When I qualified as a teacher, I was told schools all over the world would be desperate to have me. And to an extent they are. But in the wrong way.

Some schools in the far east are so desperate for teachers, they're sending me unsolicited emails and even phoning me up. Of course, the reason they're so desperate is no one wants to work for them. And the reasons no one wants to work for them...

(1) The pay sucks
(2) The resources suck
(3) The contract sucks
(4) The hours suck
(5) The perks...aren't.

And that's why the majority (80% or more) of EFL teachers in Southeast Asia are backpackers with no teaching qualifications. And although regulations about qualifications in the EFL world are being tightened up worldwide, I don't imagine they'll be tightened much there. Not unless they want to close down most of the schools.

I'm a snacker. When I'm bored, or depressed, or too tired to think but too awake to sleep, my first instinct is the head for the kitchen. That, combined with a fondness for large conventional meals, is not good for my general health.

The thing is, the presence of something abundant and munchable seems to be more important than the actual flavour or experience of eating. So I'm trying an experiment.

If it doesn't really matter what I nibble, why don't I try having some packets of cheese crackers handy instead of biscuits and cake? And no cheese on them. Or anything else.

Well, aren't you supposed to have crackers at christmas?

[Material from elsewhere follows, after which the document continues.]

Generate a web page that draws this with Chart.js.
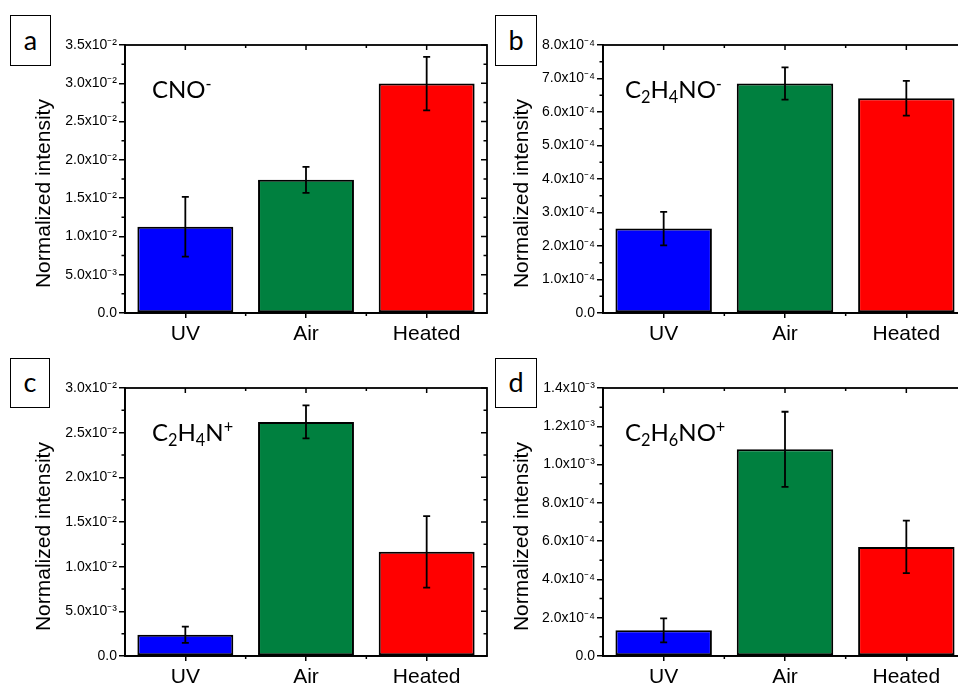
<!DOCTYPE html>
<html>
<head>
<meta charset="utf-8">
<script src="https://cdn.jsdelivr.net/npm/chart.js@4/dist/chart.umd.min.js"></script>
<style>
html,body{margin:0;padding:0;background:#fff;}
body{width:958px;height:685px;overflow:hidden;position:relative;}
canvas.pane{position:absolute;}
.letter{position:absolute;border:1.5px solid #000;box-sizing:border-box;background:#fff;
  font-family:Lato,"Open Sans",sans-serif;font-size:27px;color:#000;
  display:flex;align-items:center;justify-content:center;line-height:1;padding-bottom:3px;}
.species{position:absolute;font-family:Lato,"Open Sans",sans-serif;font-size:24px;line-height:24px;color:#000;white-space:nowrap;}
.species sub{font-size:0.68em;vertical-align:-0.28em;line-height:0;}
.species sup{font-size:0.68em;vertical-align:0.5em;line-height:0;}
</style>
</head>
<body>
<canvas id="ca" class="pane"></canvas>
<canvas id="cb" class="pane"></canvas>
<canvas id="cc" class="pane"></canvas>
<canvas id="cd" class="pane"></canvas>

<div class="letter" style="left:10px;top:15px;width:41px;height:51px;">a</div>
<div class="letter" style="left:495px;top:15px;width:42px;height:51px;">b</div>
<div class="letter" style="left:10px;top:358px;width:40px;height:50px;">c</div>
<div class="letter" style="left:495px;top:358px;width:42px;height:50px;">d</div>

<div class="species" style="left:152px;top:77px;">CNO<sup>-</sup></div>
<div class="species" style="left:625px;top:77px;">C<sub>2</sub>H<sub>4</sub>NO<sup>-</sup></div>
<div class="species" style="left:152px;top:420px;">C<sub>2</sub>H<sub>4</sub>N<sup>+</sup></div>
<div class="species" style="left:625px;top:420px;">C<sub>2</sub>H<sub>6</sub>NO<sup>+</sup></div>

<script>
// ---------- data ----------
const categories = ['UV', 'Air', 'Heated'];
const barColors = ['#0000FF', '#00803F', '#FF0000'];

const cnoValues = [0.01126, 0.01739, 0.02996];
const cnoErrors = [0.0039, 0.0017, 0.0035];
const cnoTicks = [0, 0.005, 0.010, 0.015, 0.020, 0.025, 0.030, 0.035];
const cnoTickLabels = ['0.0', '5.0x10⁻³', '1.0x10⁻²', '1.5x10⁻²', '2.0x10⁻²', '2.5x10⁻²', '3.0x10⁻²', '3.5x10⁻²'];

const c2h4noValues = [2.52e-4, 6.85e-4, 6.41e-4];
const c2h4noErrors = [0.50e-4, 0.48e-4, 0.52e-4];
const c2h4noTicks = [0, 1e-4, 2e-4, 3e-4, 4e-4, 5e-4, 6e-4, 7e-4, 8e-4];
const c2h4noTickLabels = ['0.0', '1.0x10⁻⁴', '2.0x10⁻⁴', '3.0x10⁻⁴', '4.0x10⁻⁴', '5.0x10⁻⁴', '6.0x10⁻⁴', '7.0x10⁻⁴', '8.0x10⁻⁴'];

const c2h4nValues = [0.00238, 0.0262, 0.01166];
const c2h4nErrors = [0.0009, 0.00185, 0.0040];
const c2h4nTicks = [0, 0.005, 0.010, 0.015, 0.020, 0.025, 0.030];
const c2h4nTickLabels = ['0.0', '5.0x10⁻³', '1.0x10⁻²', '1.5x10⁻²', '2.0x10⁻²', '2.5x10⁻²', '3.0x10⁻²'];

const c2h6noValues = [1.34e-4, 10.8e-4, 5.70e-4];
const c2h6noErrors = [0.63e-4, 1.96e-4, 1.37e-4];
const c2h6noTicks = [0, 2e-4, 4e-4, 6e-4, 8e-4, 10e-4, 12e-4, 14e-4];
const c2h6noTickLabels = ['0.0', '2.0x10⁻⁴', '4.0x10⁻⁴', '6.0x10⁻⁴', '8.0x10⁻⁴', '1.0x10⁻³', '1.2x10⁻³', '1.4x10⁻³'];

const yTitle = 'Normalized intensity';

// ---------- helpers ----------
const AXIS_W = 1.8;
const framePlugin = {
  id: 'frame',
  afterDatasetsDraw(chart, args, opts) {
    const {ctx, chartArea: a, scales: {x, y}} = chart;
    const ds = chart.data.datasets[0];
    const meta = chart.getDatasetMeta(0);
    ctx.save();
    ctx.strokeStyle = '#000';
    ctx.lineCap = 'butt';
    // error bars
    ctx.lineWidth = 1.8;
    meta.data.forEach((bar, i) => {
      const v = ds.data[i], e = opts.errors[i];
      const yt = y.getPixelForValue(v + e), yb = y.getPixelForValue(v - e);
      ctx.beginPath();
      ctx.moveTo(bar.x, yt); ctx.lineTo(bar.x, yb);
      ctx.moveTo(bar.x - 3.5, yt); ctx.lineTo(bar.x + 3.5, yt);
      ctx.moveTo(bar.x - 3.5, yb); ctx.lineTo(bar.x + 3.5, yb);
      ctx.stroke();
    });
    // frame
    ctx.lineWidth = AXIS_W;
    ctx.strokeRect(a.left, a.top, a.right - a.left, a.bottom - a.top);
    // ticks
    ctx.lineWidth = 1.5;
    ctx.beginPath();
    const yt = y.ticks.map(t => t.value);
    yt.forEach(v => { const p = y.getPixelForValue(v); ctx.moveTo(a.right, p); ctx.lineTo(a.right - 6, p); });
    for (let i = 0; i < yt.length - 1; i++) {
      const p = y.getPixelForValue((yt[i] + yt[i + 1]) / 2);
      ctx.moveTo(a.left, p); ctx.lineTo(a.left - 3.5, p);
      ctx.moveTo(a.right, p); ctx.lineTo(a.right - 3.5, p);
    }
    const n = chart.data.labels.length;
    for (let i = 0; i < n; i++) {
      const p = x.getPixelForValue(i);
      ctx.moveTo(p, a.top); ctx.lineTo(p, a.top + 5);
    }
    for (let i = 0; i < n - 1; i++) {
      const p = (x.getPixelForValue(i) + x.getPixelForValue(i + 1)) / 2;
      ctx.moveTo(p, a.top); ctx.lineTo(p, a.top + 3);
      ctx.moveTo(p, a.bottom); ctx.lineTo(p, a.bottom + 3);
    }
    ctx.stroke();
    ctx.restore();
  }
};

function makePanel(id, pos, area, values, errors, ticks, tickLabels) {
  const cv = document.getElementById(id);
  cv.style.left = pos.left + 'px';
  cv.style.top = pos.top + 'px';
  cv.style.width = pos.w + 'px';
  cv.style.height = pos.h + 'px';
  cv.width = pos.w; cv.height = pos.h;
  return new Chart(cv, {
    type: 'bar',
    data: {
      labels: categories,
      datasets: [{
        data: values,
        backgroundColor: barColors,
        borderColor: '#000',
        borderWidth: 2,
        borderSkipped: false,
        categoryPercentage: 1.0,
        barPercentage: 0.795
      }]
    },
    options: {
      responsive: false,
      animation: false,
      devicePixelRatio: 1,
      layout: { padding: { left: 0, top: area.top, right: pos.w - area.right, bottom: 0 } },
      plugins: {
        legend: { display: false },
        tooltip: { enabled: false },
        frame: { errors: errors }
      },
      scales: {
        x: {
          offset: true,
          grid: { offset: false, drawOnChartArea: false, drawTicks: true, tickLength: 5, color: '#000', lineWidth: 1.5 },
          border: { display: true, color: '#000', width: AXIS_W },
          ticks: { color: '#000', padding: 4, font: { family: '"Liberation Sans", Arial, sans-serif', size: 21 } },
          afterFit: s => { s.height = pos.h - area.bottom; }
        },
        y: {
          min: ticks[0],
          max: ticks[ticks.length - 1],
          afterBuildTicks: s => { s.ticks = ticks.map(v => ({ value: v })); },
          grid: { drawOnChartArea: false, drawTicks: true, tickLength: 6, color: '#000', lineWidth: 1.5 },
          border: { display: true, color: '#000', width: AXIS_W },
          ticks: {
            color: '#000', padding: 2,
            font: { family: '"Liberation Sans", Arial, sans-serif', size: 14 },
            callback: (v, i) => tickLabels[i]
          },
          title: {
            display: true,
            text: yTitle + '\u00A0\u00A0\u00A0\u00A0\u00A0',
            color: '#000',
            font: { family: '"Liberation Sans", Arial, sans-serif', size: 21 },
            padding: { top: 32, bottom: 0 }
          },
          afterFit: s => { s.width = area.left; }
        }
      }
    },
    plugins: [framePlugin]
  });
}

makePanel('ca', { left: 0, top: 0, w: 500, h: 345 }, { left: 125, top: 45, right: 487, bottom: 313 },
  cnoValues, cnoErrors, cnoTicks, cnoTickLabels);
makePanel('cb', { left: 478, top: 0, w: 500, h: 345 }, { left: 125, top: 45, right: 489, bottom: 313 },
  c2h4noValues, c2h4noErrors, c2h4noTicks, c2h4noTickLabels);
makePanel('cc', { left: 0, top: 340, w: 500, h: 345 }, { left: 125, top: 48, right: 487, bottom: 316 },
  c2h4nValues, c2h4nErrors, c2h4nTicks, c2h4nTickLabels);
makePanel('cd', { left: 478, top: 340, w: 500, h: 345 }, { left: 125, top: 48, right: 489, bottom: 316 },
  c2h6noValues, c2h6noErrors, c2h6noTicks, c2h6noTickLabels);
</script>
</body>
</html>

There are seven kinds of move in slight-of-hand manipulation:

(1) Palm - to hold an object in your hand, shaped and positioned to make it look empty.
(2) Ditch - to dispose of or store an object, disguising the action as a natural but functionless gesture, or as a different gesture.
(3) Steal - to retrieve an object from its hiding place, likewise disguised.
(4) Load - to move an object from one place to another, similarly disguised.
(5) Simulation - to pretend to perform an action, while actually not.
(6) Misdirection - any action which distracts attention away from another.
(7) Switch - to transpose two objects.

Any given trick will probably use more than one of these simultaneously. For instance, in a "vanish take" the magician appears to take a small object from between the thumb and forefinger of one hand with the other hand, which is then shown to be empty. This involves pretending to grab the object (simulation), while dropping the object from the fingers into the hand (load) and concealing that it's there (palm).

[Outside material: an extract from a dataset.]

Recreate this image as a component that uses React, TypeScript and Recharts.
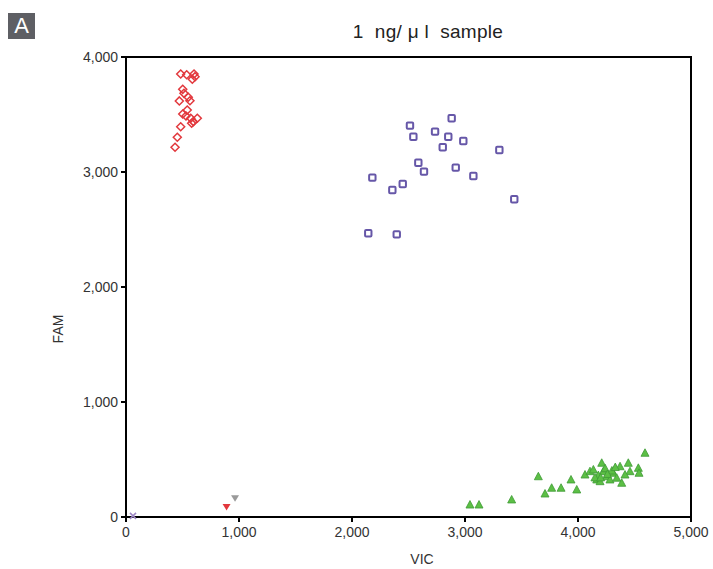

Yes, I'm reading about magic. There's a number of professions that involve deception as an integral part of themselves - politician, prostitute, police officer, door-to-door seller - but magicians are probably the only people who have to lie openly to do their job.

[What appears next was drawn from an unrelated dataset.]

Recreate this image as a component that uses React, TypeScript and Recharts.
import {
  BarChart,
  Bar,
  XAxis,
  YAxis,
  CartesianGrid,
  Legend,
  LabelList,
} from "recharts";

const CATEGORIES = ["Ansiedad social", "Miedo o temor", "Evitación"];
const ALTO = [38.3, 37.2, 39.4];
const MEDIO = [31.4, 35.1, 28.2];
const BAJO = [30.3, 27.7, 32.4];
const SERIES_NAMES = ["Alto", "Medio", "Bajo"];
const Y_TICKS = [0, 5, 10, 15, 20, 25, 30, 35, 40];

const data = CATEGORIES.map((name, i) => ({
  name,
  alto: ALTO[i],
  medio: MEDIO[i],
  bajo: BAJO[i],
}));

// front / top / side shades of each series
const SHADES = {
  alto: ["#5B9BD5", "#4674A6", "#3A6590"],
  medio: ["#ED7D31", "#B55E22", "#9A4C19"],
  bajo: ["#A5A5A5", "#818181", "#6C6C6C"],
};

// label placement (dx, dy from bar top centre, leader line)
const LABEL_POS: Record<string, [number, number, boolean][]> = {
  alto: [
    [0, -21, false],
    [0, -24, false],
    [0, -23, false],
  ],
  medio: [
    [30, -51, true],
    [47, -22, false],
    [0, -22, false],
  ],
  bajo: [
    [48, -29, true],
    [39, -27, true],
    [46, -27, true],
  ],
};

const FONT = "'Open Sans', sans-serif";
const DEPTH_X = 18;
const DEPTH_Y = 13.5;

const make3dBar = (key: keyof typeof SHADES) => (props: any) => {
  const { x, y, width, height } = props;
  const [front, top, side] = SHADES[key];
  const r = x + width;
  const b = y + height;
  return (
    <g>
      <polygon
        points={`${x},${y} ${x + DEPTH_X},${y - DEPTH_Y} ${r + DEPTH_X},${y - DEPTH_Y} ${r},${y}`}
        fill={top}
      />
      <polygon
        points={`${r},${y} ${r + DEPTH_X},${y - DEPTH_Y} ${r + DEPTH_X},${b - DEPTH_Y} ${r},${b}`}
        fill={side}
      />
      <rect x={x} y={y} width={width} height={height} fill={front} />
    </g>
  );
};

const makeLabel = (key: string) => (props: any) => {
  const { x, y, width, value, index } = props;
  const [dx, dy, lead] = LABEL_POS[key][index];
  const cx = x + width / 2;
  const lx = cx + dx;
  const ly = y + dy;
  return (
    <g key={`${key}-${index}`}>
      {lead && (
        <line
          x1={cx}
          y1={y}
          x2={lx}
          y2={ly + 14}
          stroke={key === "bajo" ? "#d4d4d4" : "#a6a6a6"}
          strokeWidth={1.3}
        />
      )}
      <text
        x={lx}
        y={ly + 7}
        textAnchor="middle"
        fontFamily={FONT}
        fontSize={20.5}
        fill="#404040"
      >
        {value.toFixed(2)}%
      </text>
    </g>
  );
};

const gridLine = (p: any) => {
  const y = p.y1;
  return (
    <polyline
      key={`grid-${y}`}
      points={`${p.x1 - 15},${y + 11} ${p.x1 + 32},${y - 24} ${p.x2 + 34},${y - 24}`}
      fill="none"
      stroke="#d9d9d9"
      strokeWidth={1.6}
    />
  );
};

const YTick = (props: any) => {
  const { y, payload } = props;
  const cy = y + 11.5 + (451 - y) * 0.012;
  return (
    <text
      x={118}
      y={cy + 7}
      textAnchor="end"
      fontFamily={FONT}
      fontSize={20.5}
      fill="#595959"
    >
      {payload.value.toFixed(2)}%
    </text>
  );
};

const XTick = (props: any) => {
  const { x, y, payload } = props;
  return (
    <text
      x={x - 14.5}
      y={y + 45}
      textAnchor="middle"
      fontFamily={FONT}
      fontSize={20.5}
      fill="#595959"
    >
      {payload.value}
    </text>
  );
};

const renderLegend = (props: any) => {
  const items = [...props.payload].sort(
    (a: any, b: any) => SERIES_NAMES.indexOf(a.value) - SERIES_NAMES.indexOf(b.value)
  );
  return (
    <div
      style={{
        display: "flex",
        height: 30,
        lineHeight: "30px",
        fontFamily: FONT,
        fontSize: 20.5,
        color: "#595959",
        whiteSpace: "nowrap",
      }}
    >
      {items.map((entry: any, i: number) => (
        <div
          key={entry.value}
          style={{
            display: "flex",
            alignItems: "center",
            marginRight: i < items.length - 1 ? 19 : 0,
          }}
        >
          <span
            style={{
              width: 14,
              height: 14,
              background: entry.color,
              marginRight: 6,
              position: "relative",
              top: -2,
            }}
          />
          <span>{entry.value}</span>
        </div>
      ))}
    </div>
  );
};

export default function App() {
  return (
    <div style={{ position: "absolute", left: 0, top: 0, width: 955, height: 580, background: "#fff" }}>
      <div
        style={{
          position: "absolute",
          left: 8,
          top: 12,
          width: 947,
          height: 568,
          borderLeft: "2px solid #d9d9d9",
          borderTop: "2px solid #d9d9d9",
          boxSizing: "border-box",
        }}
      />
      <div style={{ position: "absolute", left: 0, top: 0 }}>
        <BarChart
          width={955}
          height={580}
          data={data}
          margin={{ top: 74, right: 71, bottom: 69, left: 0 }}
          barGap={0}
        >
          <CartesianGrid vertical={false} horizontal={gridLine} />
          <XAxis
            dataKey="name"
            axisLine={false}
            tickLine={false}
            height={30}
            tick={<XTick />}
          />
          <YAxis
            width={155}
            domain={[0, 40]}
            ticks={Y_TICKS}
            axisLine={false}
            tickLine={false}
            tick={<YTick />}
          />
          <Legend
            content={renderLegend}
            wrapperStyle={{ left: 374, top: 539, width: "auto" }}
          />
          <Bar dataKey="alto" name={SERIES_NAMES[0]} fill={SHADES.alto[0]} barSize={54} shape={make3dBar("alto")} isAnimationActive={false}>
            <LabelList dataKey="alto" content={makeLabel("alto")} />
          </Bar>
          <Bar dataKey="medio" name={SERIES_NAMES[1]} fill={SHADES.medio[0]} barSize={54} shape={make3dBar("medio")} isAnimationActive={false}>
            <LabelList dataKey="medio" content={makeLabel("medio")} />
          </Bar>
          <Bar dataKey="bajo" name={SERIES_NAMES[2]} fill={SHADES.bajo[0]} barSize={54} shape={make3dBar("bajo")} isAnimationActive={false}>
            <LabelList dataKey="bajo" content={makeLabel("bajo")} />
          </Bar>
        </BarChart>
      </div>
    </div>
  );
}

However, there's also those magicians who do pretty much the same tricks, but claim they're doing it for real, with supernatural assistance. Victorian spiritualist mediums, witchdoctors and shamans in Africa and India, Edgar Cayce, Sylvia Browne and Helena Blavatski.

To my knowledge, Uri Geller is unique in having been both kinds of magician - he made the transition from stage magician ("honest liar") to huckster thirty five years ago, and maybe his career hangs on people not knowing that. I think there's a good reason why debunkers of these people are often stage magicians - Harry Houdini, James Randi, Penn and Teller.

Anyway, my current reading matter is "The Full Facts Book of Cold Reading" by Ian Rowland - possibly the world's foremost authority on how to get people to tell you things by pretending you already know. He lists thirty eight ways to do it, thirteen ways to avoid getting caught out, and ten ways to cover up when you do.